Before you start calling Ed Wood a sexist pig, you should know that this particular article is yet another example of Eddie blatantly recycling material from another writer. Once again, he read an article in the adult-oriented tabloid The National Informer, found it interesting, and decided to pen a response. In this case, it was an article called "How You Can Trap A Man Into Marriage" by Sherman Cooper. Basically, what Ed does here is pass on all the sneaky tricks that Sherman Cooper advises women to use against men. After quoting extensively from the Informer article, Ed then adds:
And there it is laid right out in the open for any male who can read and digest both sides of the coin as it has been presented here. Now it becomes only the thought as to how hard the male wishes not to be trapped. He can now go into an affair with his eyes wide open. But no matter how many words of warning are put down on paper there are still those girls around who are ever scheming and they will always be coming up with new plans to trap the male into the altar trip.
And that's how the article ends. Eddie really never tells us how to avoid marriage. He just tells us which red flags we should be aware of. I'm reminded of Louis Jordan's 1946 record "Beware," which was similarly intended as a warning to single men about wily women.

So what are the tricks? The first one that probably came to your mind was the old-fashioned pregnancy scare. The woman will either allow the man to impregnate her or will simply pretend to be pregnant long enough to get the poor dope to walk down the aisle. But Sherman Cooper advises against that strategy. If you actually get pregnant, the man might just take off and abandon you. Then you're left with some dumb baby that you never wanted in the first place. He advises instead that women make themselves "indispensable" to men through cooking, sex, and shameless flattery. Cooper describes it as a matter of salesmanship. Remember, gals, that you're selling yourself to your boyfriends.

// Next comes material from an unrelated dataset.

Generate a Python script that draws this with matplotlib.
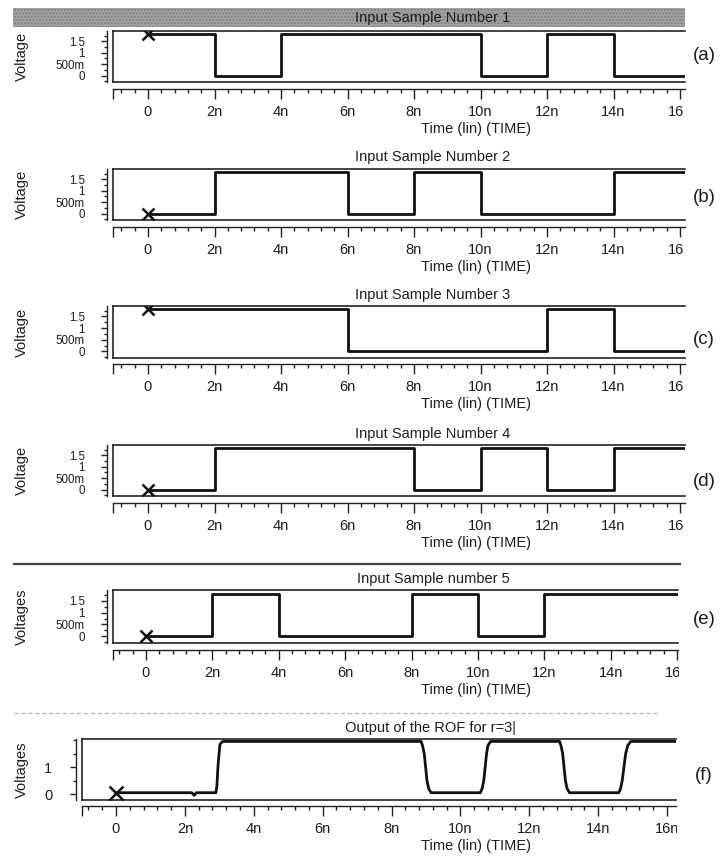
import matplotlib
matplotlib.use('Agg')
import matplotlib.pyplot as plt
from matplotlib.ticker import FixedLocator, MultipleLocator
from matplotlib.patches import Rectangle
from matplotlib.transforms import Bbox, TransformedBbox

plt.rcParams['font.family'] = ['Liberation Sans', 'DejaVu Sans']

# ---------------- data ----------------
bit_times = [0, 2, 4, 6, 8, 10, 12, 14]          # ns, start of each 2 ns slot
bits_a = [1, 0, 1, 1, 1, 0, 1, 0]
bits_b = [0, 1, 1, 0, 1, 0, 0, 1]
bits_c = [1, 1, 1, 0, 0, 0, 1, 0]
bits_d = [0, 1, 1, 1, 0, 1, 0, 1]
bits_e = [0, 1, 0, 0, 1, 0, 1, 1]
v_high = 1.8
v_low = 0.0

out_t = [0, 2.2, 2.27, 2.33, 2.9, 2.93, 2.96, 3.0, 3.02, 3.1,
         8.86, 8.9, 8.95, 9.03, 9.08, 9.15,
         10.58, 10.63, 10.68, 10.76, 10.8, 10.88,
         12.88, 12.92, 12.97, 13.05, 13.1, 13.17,
         14.6, 14.65, 14.7, 14.8, 14.86, 14.95, 16.3]
out_v = [0.05, 0.05, -0.05, 0.05, 0.05, 0.3, 1.0, 1.6, 1.85, 1.95,
         1.95, 1.8, 1.5, 0.5, 0.2, 0.05,
         0.05, 0.2, 0.5, 1.5, 1.8, 1.95,
         1.95, 1.8, 1.5, 0.5, 0.2, 0.05,
         0.05, 0.2, 0.5, 1.5, 1.8, 1.95, 1.95]

titles = ['Input Sample Number 1', 'Input Sample Number 2', 'Input Sample Number 3',
          'Input Sample Number 4', 'Input Sample number 5', 'Output of the ROF for r=3|']
tags = ['(a)', '(b)', '(c)', '(d)', '(e)', '(f)']
ylabels = ['Voltage', 'Voltage', 'Voltage', 'Voltage', 'Voltages', 'Voltages']
x_ticks = [0, 2, 4, 6, 8, 10, 12, 14, 16]
x_ticklabels = ['0', '2n', '4n', '6n', '8n', '10n', '12n', '14n', '16n']
y_ticks_in = [0, 0.5, 1, 1.5]
y_ticklabels_in = ['0', '500m', '1', '1.5']
y_ticks_out = [0, 1]
y_ticklabels_out = ['0', '1']
xlabel = 'Time (lin) (TIME)'

# ---------------- layout (pixels) ----------------
W, H = 721, 859
fig = plt.figure(figsize=(W / 100, H / 100), dpi=100)
fig.patch.set_facecolor('white')

def fx(px):
    return px / W

def fy(py):
    return 1 - py / H

L = [
    dict(l=113, r=685, t=31, b=82, yx=107, ay=89, ty=18, tag=55, x0=148, x16=680, clip=684),
    dict(l=113, r=685, t=169, b=220, yx=107, ay=227, ty=157, tag=198, x0=148, x16=680, clip=684),
    dict(l=113, r=685, t=306, b=358, yx=107, ay=364, ty=295, tag=340, x0=148, x16=680, clip=684),
    dict(l=113, r=685, t=445, b=496, yx=107, ay=503, ty=434, tag=482, x0=148, x16=680, clip=684),
    dict(l=113, r=678, t=590, b=643, yx=107, ay=650, ty=579, tag=620, x0=146, x16=677, clip=679),
    dict(l=82, r=676, t=739, b=800, yx=76, ay=806, ty=728, tag=776, x0=116, x16=667, clip=677),
]

series = [bits_a, bits_b, bits_c, bits_d, bits_e]
FS = 10.5
tc = '#1c1c1c'

for i, P in enumerate(L):
    ppn = (P['x16'] - P['x0']) / 16.0
    xmin = -(P['x0'] - P['l']) / ppn
    xmax = (P['r'] - P['x0']) / ppn
    if i < 5:
        ylim = (-0.28, 1.95)
    else:
        ylim = (-0.22, 2.04)

    # signal box
    ax = fig.add_axes([fx(P['l']), fy(P['b']), fx(P['r']) - fx(P['l']), (P['b'] - P['t']) / H])
    ax.set_xlim(xmin, xmax)
    ax.set_ylim(*ylim)
    ax.set_xticks([])
    ax.set_yticks([])
    ax.spines['right'].set_visible(False)
    for s in ['left', 'top', 'bottom']:
        ax.spines[s].set_linewidth(1.1)
        ax.spines[s].set_color('#111111')
    ax.patch.set_alpha(0)

    if i < 5:
        lv = [v_high if b else v_low for b in series[i]]
        t = list(bit_times) + [xmax]
        v = lv + [lv[-1]]
        ax.step(t, v, where='post', color='#111111', lw=2.0)
        ax.plot([0], [lv[0]], marker='x', ms=9, mew=1.8, color='#111111', ls='none')
    else:
        ax.plot(out_t, out_v, color='#111111', lw=2.0)
        ax.plot([0], [out_v[0]], marker='x', ms=10, mew=1.8, color='#111111', ls='none')

    # y axis (separate line to the left of the box)
    ay = fig.add_axes([fx(P['yx']), fy(P['b']), 0.0001, (P['b'] - P['t']) / H])
    ay.set_ylim(*ylim)
    ay.patch.set_alpha(0)
    for s in ['right', 'top', 'bottom']:
        ay.spines[s].set_visible(False)
    ay.spines['left'].set_linewidth(1.0)
    ay.spines['left'].set_color('#222222')
    ay.set_xticks([])
    if i < 5:
        ay.yaxis.set_major_locator(FixedLocator(y_ticks_in))
        ay.set_yticklabels(y_ticklabels_in)
        ay.yaxis.set_minor_locator(MultipleLocator(0.25))
        pad = 12
        yfs = 8.3
    else:
        ay.yaxis.set_major_locator(FixedLocator(y_ticks_out))
        ay.set_yticklabels(y_ticklabels_out)
        ay.yaxis.set_minor_locator(MultipleLocator(0.5))
        pad = 13
        yfs = FS
    ay.tick_params(axis='y', which='major', direction='out', length=4, width=1.0,
                   labelsize=yfs, pad=pad, colors='#222222', labelcolor=tc)
    ay.tick_params(axis='y', which='minor', direction='out', length=2.5, width=1.0, colors='#222222')

    # time axis (separate line below the box)
    at = fig.add_axes([fx(P['l']), fy(P['ay']), fx(P['r']) - fx(P['l']), 0.0001])
    at.set_xlim(xmin, xmax)
    at.patch.set_alpha(0)
    for s in ['left', 'right', 'top']:
        at.spines[s].set_visible(False)
    at.spines['bottom'].set_linewidth(1.0)
    at.spines['bottom'].set_color('#222222')
    at.set_yticks([])
    at.xaxis.set_major_locator(FixedLocator([xmin] + x_ticks))
    at.set_xticklabels([''] + x_ticklabels)
    at.xaxis.set_minor_locator(MultipleLocator(0.4))
    at.tick_params(axis='x', which='major', direction='out', length=7, width=1.0,
                   labelsize=FS, pad=4.5, colors='#222222', labelcolor=tc)
    at.tick_params(axis='x', which='minor', direction='out', length=3, width=1.0, colors='#222222')
    clipbox = TransformedBbox(Bbox.from_extents(0, 0, fx(P['clip']), 1), fig.transFigure)
    for lab in at.get_xticklabels():
        lab.set_clip_on(True)
        lab.set_clip_box(clipbox)

    # texts
    fig.text(fx(476), fy(P['ay'] + 40), xlabel, ha='center', va='center', fontsize=FS, color=tc)
    title_x = 433 if i < 5 else 430
    fig.text(fx(title_x), fy(P['ty']), titles[i], ha='center', va='center', fontsize=FS, color=tc)
    fig.text(fx(704), fy(P['tag']), tags[i], ha='center', va='center', fontsize=13.5, color=tc)
    fig.text(fx(22), fy((P['t'] + P['b']) / 2), ylabels[i], rotation=90, ha='center',
             va='center', fontsize=FS, color=tc)

# gray title bar of panel (a)
bar = Rectangle((fx(13), fy(27)), fx(685) - fx(13), (27 - 8) / H, transform=fig.transFigure,
                facecolor='#a3a3a3', edgecolor='#7d7d7d', hatch='.....', lw=0, zorder=0)
fig.patches.append(bar)

# separator line above panel (e) and faint dotted line above (f)
fig.add_artist(plt.Line2D([fx(14), fx(680)], [fy(564), fy(564)], transform=fig.transFigure,
                          color='#444444', lw=1.6))
fig.add_artist(plt.Line2D([fx(14), fx(660)], [fy(713), fy(713)], transform=fig.transFigure,
                          color='#bbbbbb', lw=1.0, ls=(0, (3, 2))))

fig.savefig('out.png', dpi=100, facecolor='white')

Ed Wood doesn't really have a lot to add to Cooper's article, apart from a semi-coherent preamble about the pitfalls of "quickie" marriages. I said earlier that he must've found the Informer piece "interesting," but maybe that's not it. Maybe he knew he had to turn out a lot of text in a short amount of time and needed to take ideas from wherever he could get them. So he scoured the tabloids for anything he could repurpose and sell to Bernie Bloom.